## WHAT THE TASK REQUIRES
Quote the records exactly, starting at the first line and stopping after the line with "Chart.register(...registerables);"; skip the pictures.
____________
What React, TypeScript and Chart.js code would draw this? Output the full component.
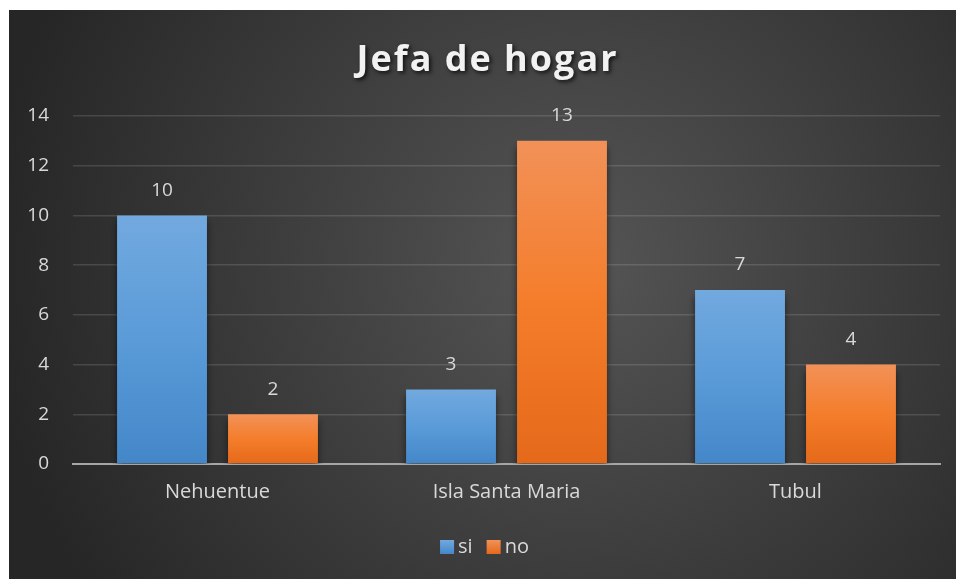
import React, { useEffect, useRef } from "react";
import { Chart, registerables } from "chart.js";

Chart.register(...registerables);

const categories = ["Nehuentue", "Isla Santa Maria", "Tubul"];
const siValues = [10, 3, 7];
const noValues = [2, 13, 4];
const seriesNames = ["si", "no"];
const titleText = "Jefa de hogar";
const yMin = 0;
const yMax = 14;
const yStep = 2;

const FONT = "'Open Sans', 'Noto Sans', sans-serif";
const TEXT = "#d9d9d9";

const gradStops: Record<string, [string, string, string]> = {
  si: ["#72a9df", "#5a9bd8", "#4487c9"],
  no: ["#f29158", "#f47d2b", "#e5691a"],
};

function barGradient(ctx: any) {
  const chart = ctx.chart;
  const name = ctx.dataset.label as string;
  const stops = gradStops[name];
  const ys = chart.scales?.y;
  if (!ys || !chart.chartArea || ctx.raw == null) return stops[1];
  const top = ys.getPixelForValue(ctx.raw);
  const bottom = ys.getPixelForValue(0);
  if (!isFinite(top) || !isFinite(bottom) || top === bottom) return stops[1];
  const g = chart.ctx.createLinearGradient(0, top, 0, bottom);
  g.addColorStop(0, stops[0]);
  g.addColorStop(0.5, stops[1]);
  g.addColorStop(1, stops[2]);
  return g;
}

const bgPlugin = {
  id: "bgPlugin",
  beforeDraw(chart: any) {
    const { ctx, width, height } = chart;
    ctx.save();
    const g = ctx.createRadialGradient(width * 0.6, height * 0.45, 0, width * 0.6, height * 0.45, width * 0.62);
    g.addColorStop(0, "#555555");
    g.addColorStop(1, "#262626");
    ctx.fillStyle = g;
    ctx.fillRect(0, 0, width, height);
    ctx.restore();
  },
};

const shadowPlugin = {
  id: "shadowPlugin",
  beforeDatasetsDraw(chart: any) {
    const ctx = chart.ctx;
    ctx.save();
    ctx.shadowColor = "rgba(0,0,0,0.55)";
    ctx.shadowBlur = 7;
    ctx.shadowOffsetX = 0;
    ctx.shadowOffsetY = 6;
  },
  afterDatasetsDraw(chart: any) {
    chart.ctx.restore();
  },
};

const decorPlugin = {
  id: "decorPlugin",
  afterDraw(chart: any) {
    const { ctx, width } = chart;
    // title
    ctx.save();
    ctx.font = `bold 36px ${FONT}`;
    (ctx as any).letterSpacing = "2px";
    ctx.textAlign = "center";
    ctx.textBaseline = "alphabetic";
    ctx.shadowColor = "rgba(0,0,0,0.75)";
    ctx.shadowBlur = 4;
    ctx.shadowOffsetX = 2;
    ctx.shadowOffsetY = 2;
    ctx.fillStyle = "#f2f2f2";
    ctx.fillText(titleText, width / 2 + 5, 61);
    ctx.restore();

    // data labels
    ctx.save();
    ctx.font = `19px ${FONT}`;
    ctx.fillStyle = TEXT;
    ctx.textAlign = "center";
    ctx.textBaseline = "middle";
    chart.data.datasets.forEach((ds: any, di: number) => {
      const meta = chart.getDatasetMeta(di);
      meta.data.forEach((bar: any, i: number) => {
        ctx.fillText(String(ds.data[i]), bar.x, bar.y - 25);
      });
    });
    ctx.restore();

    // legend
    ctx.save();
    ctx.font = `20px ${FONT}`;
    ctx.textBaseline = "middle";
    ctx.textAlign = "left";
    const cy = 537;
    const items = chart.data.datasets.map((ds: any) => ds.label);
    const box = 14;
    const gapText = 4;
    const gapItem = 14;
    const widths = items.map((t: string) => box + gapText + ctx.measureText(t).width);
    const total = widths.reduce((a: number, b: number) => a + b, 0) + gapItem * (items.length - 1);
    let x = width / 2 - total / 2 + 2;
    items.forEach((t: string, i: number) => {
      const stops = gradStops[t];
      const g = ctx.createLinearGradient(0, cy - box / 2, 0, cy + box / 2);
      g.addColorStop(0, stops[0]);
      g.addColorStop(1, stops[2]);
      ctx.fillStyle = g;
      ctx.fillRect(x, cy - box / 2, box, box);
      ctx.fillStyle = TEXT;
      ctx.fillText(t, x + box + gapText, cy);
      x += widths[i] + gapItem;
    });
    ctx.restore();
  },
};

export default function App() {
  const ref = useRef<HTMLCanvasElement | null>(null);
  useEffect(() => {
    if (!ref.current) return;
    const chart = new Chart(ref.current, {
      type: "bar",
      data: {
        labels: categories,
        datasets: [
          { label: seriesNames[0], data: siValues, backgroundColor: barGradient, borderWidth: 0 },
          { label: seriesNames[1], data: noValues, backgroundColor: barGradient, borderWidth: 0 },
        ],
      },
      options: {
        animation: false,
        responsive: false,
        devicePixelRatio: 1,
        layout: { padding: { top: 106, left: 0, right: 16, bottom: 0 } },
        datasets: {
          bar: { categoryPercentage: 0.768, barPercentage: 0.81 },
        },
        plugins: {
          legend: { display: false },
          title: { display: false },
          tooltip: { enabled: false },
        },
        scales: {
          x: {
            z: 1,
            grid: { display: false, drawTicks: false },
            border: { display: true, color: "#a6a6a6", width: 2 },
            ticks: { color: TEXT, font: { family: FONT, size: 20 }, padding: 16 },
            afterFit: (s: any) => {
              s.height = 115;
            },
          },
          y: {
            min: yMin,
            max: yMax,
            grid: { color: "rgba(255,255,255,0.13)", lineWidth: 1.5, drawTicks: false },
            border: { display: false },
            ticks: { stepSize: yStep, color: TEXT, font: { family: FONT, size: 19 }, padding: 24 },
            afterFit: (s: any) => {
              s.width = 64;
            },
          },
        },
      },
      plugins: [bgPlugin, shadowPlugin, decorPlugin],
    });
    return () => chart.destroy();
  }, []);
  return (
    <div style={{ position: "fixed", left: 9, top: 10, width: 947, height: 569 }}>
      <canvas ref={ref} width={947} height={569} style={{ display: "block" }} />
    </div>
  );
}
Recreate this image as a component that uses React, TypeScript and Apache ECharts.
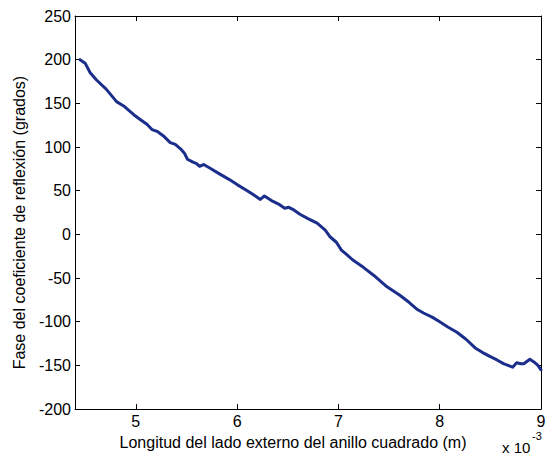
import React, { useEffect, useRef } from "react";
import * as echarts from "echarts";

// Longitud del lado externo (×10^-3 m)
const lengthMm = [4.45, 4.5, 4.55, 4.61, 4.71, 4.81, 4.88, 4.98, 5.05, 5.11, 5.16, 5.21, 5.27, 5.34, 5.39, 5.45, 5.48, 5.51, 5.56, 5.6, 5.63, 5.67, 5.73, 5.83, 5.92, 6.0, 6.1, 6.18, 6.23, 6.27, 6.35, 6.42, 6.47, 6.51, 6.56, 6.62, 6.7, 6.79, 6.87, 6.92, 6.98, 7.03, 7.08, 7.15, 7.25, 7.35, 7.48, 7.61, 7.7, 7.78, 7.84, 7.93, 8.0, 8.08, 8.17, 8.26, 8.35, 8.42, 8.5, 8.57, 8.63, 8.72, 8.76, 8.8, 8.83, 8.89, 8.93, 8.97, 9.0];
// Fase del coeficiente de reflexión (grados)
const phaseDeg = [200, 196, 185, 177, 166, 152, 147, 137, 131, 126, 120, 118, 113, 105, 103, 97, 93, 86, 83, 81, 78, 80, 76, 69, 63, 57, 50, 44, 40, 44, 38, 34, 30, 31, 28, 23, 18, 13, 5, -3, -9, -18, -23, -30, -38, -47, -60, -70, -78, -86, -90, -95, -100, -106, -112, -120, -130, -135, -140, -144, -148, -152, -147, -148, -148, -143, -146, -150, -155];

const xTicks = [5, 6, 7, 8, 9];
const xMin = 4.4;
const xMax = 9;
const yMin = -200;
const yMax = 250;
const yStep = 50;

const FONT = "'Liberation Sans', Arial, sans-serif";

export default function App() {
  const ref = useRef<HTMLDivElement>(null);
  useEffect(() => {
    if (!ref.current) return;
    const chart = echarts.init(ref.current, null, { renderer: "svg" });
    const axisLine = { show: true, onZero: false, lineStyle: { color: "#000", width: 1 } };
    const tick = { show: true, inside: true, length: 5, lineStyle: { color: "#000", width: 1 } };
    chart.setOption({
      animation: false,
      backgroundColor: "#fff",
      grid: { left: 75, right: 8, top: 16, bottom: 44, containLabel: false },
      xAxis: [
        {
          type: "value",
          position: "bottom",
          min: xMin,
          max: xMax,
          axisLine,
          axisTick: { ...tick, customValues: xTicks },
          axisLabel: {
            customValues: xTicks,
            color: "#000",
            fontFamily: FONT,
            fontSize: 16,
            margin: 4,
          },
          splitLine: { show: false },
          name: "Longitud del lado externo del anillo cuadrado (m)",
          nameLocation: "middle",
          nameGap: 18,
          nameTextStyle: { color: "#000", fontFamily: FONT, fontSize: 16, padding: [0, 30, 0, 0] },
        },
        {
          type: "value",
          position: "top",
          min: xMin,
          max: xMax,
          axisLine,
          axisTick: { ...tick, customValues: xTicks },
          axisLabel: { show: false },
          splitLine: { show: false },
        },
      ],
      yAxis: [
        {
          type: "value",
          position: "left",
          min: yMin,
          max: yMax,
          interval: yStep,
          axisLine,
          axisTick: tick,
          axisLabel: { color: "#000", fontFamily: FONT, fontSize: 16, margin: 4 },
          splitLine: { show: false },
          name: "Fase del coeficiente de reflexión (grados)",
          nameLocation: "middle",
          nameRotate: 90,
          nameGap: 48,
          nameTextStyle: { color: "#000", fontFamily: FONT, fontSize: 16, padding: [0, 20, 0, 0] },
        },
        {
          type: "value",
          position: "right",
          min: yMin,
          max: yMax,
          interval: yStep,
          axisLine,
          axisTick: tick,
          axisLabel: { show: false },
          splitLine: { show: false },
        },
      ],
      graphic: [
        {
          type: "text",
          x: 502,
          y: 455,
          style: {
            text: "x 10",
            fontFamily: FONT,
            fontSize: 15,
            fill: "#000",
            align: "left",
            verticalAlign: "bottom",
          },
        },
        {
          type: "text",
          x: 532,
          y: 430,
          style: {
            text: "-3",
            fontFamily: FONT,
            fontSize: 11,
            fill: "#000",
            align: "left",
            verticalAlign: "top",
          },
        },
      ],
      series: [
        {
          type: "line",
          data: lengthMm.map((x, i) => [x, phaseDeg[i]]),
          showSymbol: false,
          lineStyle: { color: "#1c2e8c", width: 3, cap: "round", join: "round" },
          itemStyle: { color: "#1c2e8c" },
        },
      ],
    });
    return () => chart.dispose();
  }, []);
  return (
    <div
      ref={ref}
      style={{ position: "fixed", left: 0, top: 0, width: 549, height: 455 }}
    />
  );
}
____________
## SOLUTION
What React, TypeScript and Chart.js code would draw this? Output the full component.
import React, { useEffect, useRef } from "react";
import { Chart, registerables } from "chart.js";

Chart.register(...registerables);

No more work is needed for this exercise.